Figure scripts:
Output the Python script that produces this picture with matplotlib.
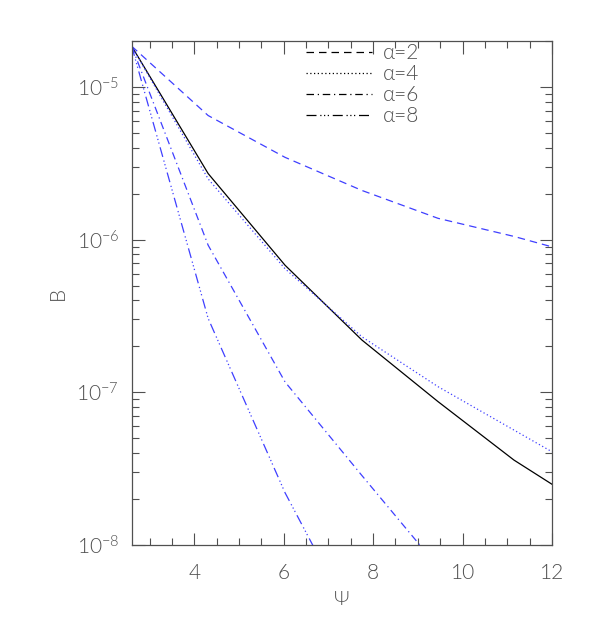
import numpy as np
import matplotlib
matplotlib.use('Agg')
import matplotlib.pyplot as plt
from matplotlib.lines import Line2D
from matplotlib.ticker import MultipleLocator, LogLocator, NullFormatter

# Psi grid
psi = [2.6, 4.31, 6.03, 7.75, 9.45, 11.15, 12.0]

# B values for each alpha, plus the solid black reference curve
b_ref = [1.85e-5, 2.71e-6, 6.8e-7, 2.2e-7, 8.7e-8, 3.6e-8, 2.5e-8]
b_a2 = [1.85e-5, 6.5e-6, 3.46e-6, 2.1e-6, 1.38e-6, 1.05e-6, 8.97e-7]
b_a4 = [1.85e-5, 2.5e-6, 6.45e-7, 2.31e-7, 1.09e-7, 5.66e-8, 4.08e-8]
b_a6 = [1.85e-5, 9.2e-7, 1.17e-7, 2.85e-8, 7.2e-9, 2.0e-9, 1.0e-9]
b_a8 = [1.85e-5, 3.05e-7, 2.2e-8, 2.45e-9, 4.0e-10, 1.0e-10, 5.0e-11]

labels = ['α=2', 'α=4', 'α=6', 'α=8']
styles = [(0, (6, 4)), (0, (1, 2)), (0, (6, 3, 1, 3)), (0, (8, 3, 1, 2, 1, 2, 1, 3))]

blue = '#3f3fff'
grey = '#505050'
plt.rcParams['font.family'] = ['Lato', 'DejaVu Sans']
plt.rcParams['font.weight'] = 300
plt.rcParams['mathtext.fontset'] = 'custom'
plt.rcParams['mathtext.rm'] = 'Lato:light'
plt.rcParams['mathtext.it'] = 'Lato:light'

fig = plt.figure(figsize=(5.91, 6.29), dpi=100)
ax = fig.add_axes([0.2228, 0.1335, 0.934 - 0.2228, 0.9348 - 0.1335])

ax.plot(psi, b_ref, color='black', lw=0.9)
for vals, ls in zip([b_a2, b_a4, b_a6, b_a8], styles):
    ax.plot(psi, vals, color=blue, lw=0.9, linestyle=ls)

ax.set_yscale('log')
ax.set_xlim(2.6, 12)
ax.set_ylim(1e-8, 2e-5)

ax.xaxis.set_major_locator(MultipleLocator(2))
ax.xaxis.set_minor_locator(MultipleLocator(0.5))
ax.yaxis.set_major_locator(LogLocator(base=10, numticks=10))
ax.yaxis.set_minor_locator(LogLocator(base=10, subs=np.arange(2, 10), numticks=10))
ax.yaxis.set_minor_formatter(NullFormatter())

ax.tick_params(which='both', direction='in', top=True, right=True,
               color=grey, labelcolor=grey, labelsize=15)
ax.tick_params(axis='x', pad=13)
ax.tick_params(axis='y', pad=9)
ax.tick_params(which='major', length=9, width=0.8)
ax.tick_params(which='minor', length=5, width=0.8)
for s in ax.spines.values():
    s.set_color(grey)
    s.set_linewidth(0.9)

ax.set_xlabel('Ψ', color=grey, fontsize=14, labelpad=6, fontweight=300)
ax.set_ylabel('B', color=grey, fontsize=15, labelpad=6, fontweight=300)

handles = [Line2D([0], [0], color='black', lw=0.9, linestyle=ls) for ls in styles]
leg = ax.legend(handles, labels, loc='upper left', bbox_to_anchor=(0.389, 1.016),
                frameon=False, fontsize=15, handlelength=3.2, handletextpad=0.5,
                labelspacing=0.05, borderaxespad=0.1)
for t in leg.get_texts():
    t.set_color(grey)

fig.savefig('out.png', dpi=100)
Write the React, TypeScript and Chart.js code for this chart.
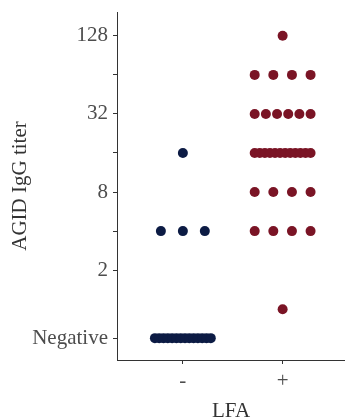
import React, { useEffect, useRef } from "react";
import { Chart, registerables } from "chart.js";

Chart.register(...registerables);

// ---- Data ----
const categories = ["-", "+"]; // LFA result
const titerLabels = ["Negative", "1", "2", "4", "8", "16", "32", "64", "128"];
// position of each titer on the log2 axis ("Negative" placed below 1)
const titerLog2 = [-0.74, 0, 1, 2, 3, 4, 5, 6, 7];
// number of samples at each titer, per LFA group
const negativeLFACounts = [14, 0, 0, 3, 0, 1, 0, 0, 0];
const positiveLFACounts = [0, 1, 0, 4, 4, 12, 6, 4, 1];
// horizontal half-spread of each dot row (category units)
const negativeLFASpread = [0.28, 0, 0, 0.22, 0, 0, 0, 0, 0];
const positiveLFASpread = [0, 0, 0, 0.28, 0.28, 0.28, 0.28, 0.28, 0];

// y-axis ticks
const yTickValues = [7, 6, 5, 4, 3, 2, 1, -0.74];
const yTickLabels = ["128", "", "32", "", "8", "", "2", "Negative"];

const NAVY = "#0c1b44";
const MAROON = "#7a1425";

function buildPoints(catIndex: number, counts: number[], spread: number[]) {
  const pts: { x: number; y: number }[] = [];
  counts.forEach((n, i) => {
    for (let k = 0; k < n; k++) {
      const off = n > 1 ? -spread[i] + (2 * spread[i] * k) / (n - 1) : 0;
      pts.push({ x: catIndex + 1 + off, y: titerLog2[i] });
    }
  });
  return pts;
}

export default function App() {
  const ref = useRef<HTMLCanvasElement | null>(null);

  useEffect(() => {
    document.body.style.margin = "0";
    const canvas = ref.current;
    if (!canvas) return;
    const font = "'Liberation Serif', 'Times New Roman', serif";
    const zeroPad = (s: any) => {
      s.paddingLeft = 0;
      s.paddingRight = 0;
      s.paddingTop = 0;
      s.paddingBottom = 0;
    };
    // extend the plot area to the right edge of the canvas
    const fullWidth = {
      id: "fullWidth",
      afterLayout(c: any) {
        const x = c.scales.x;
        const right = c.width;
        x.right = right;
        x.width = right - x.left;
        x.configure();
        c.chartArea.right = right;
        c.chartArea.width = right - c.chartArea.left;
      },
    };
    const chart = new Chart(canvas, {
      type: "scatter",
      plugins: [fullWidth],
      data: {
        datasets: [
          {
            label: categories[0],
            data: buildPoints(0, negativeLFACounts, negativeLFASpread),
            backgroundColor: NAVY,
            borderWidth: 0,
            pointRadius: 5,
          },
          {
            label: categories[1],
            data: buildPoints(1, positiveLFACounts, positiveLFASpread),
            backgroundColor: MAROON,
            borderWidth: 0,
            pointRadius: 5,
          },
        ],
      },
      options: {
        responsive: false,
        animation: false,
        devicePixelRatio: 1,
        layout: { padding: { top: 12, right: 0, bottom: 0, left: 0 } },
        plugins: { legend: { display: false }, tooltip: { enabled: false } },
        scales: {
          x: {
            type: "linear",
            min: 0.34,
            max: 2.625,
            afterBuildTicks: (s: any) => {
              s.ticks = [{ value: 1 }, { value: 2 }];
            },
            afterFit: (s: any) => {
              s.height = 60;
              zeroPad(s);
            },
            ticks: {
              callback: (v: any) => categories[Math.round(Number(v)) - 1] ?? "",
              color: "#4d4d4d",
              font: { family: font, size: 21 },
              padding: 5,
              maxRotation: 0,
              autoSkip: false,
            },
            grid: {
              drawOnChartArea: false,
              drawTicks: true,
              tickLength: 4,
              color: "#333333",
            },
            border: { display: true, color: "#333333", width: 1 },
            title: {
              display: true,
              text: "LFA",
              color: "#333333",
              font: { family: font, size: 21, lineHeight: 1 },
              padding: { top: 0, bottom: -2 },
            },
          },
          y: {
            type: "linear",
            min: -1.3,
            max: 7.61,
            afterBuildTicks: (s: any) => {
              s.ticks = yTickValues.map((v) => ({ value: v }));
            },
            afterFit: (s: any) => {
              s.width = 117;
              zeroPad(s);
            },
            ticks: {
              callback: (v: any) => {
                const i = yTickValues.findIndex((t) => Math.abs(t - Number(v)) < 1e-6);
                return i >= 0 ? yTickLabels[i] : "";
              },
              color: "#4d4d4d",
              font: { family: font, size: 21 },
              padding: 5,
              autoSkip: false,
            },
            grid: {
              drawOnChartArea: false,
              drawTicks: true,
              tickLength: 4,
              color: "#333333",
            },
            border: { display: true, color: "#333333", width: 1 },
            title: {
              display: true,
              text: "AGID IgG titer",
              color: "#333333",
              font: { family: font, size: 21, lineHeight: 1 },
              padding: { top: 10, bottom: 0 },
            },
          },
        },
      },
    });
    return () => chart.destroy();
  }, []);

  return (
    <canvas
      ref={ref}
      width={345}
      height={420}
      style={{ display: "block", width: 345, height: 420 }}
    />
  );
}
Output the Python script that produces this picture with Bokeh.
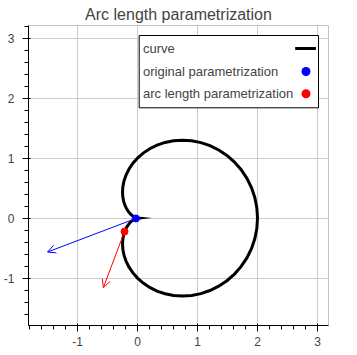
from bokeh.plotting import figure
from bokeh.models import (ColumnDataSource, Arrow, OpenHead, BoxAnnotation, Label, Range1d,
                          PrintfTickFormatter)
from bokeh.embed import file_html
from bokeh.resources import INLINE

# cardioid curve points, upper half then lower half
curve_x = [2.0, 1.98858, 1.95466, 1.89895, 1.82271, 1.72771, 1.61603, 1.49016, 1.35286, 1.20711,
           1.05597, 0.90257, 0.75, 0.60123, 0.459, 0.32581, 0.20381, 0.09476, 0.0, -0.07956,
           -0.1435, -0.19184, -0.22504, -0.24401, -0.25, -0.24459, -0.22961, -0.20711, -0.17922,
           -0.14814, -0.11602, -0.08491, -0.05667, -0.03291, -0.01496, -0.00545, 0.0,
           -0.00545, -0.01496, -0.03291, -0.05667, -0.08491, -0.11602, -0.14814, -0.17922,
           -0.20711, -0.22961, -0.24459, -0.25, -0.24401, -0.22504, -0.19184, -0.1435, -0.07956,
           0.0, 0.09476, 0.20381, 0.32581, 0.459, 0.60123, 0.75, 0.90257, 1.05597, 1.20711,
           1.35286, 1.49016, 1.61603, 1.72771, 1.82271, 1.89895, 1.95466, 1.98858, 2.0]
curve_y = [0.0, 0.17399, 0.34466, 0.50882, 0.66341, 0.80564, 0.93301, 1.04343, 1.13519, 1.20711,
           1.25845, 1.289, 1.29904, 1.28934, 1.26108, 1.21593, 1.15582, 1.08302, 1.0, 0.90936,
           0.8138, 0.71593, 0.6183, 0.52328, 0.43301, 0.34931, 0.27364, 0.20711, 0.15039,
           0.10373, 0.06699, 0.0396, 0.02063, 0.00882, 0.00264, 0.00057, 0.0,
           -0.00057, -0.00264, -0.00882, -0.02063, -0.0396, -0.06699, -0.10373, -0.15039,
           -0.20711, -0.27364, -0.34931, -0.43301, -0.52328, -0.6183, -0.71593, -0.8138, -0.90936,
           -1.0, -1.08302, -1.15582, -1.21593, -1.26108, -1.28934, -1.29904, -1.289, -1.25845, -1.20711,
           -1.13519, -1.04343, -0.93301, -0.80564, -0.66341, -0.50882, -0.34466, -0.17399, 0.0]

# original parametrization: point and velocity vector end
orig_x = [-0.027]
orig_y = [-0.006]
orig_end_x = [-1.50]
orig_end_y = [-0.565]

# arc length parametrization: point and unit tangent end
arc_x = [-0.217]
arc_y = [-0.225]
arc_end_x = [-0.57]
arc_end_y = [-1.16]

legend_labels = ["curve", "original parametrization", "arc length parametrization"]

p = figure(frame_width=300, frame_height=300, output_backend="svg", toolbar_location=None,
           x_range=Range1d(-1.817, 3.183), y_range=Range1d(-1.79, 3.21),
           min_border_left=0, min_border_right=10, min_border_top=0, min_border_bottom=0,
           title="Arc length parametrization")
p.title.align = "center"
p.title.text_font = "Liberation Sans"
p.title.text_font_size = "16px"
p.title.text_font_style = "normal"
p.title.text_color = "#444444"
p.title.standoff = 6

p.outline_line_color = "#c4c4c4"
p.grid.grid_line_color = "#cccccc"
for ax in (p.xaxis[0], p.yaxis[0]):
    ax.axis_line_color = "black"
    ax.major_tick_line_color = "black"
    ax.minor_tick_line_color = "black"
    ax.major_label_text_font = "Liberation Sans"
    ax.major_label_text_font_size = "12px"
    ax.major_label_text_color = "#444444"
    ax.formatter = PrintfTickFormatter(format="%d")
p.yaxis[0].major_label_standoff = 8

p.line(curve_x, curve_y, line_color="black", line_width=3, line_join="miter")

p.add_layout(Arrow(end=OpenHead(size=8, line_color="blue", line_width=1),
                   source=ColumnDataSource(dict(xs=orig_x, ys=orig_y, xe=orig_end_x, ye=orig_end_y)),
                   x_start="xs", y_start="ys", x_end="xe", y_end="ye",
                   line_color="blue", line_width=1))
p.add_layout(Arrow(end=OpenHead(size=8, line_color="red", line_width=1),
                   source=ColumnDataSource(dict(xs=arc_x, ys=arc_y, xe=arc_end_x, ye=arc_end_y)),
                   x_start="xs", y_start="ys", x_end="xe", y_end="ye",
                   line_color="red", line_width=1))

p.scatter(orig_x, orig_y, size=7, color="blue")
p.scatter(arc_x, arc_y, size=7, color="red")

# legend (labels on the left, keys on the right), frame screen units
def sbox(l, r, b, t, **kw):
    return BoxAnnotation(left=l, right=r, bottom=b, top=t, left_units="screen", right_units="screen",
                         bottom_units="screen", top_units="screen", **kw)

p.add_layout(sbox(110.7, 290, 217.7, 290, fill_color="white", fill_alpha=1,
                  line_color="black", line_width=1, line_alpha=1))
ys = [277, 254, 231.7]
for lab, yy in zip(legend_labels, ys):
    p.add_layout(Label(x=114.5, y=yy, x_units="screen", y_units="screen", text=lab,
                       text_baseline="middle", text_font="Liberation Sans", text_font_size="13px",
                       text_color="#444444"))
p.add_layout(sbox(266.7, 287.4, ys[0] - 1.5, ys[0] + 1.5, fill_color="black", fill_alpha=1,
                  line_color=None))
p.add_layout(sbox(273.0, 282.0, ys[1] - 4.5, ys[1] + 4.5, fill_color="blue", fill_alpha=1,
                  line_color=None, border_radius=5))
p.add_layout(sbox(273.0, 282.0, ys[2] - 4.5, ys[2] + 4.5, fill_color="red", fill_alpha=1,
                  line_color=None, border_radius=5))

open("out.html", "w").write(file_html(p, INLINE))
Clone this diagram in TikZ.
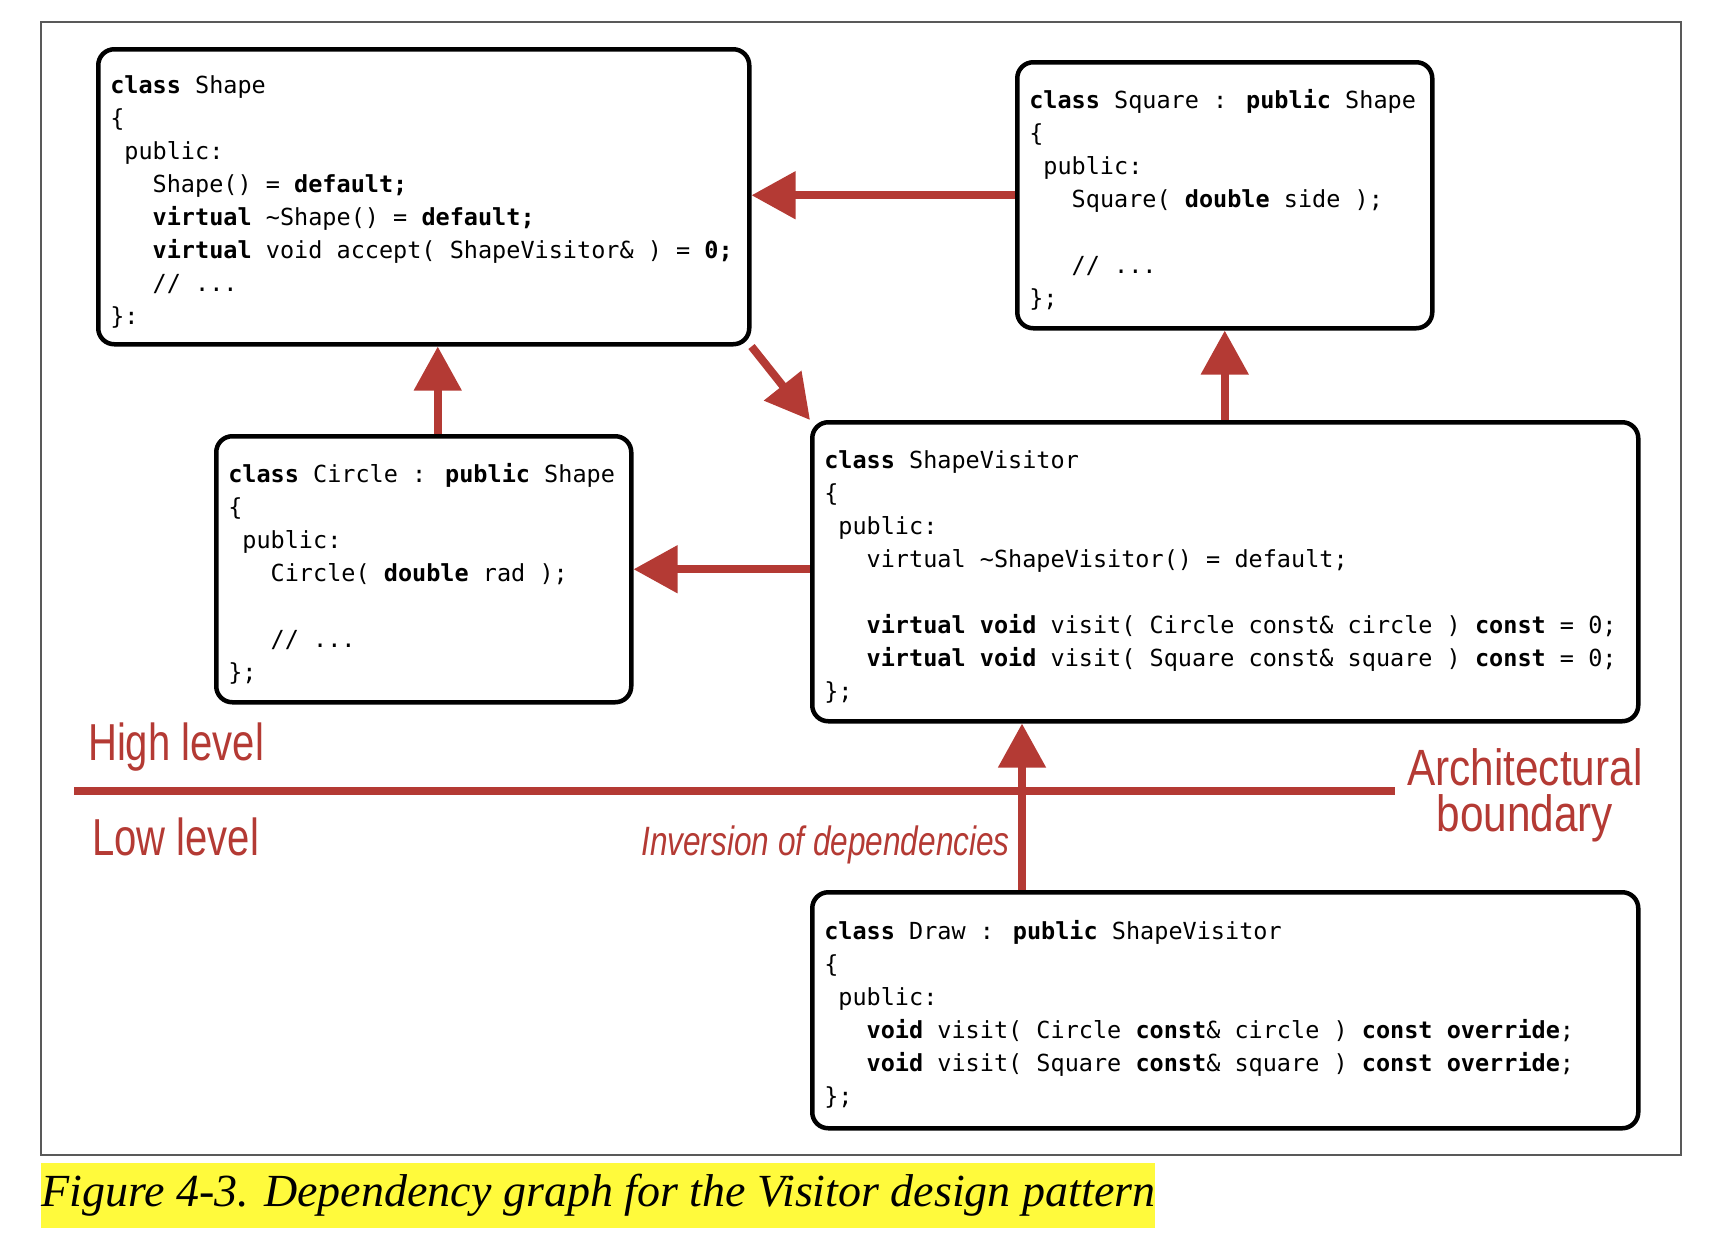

DO THIS.
List all lines holding the string "picture".

ANSWER TO THIS TASK.
Output the Python script that produces this picture with matplotlib.
Output the Python script that produces this picture with Bokeh.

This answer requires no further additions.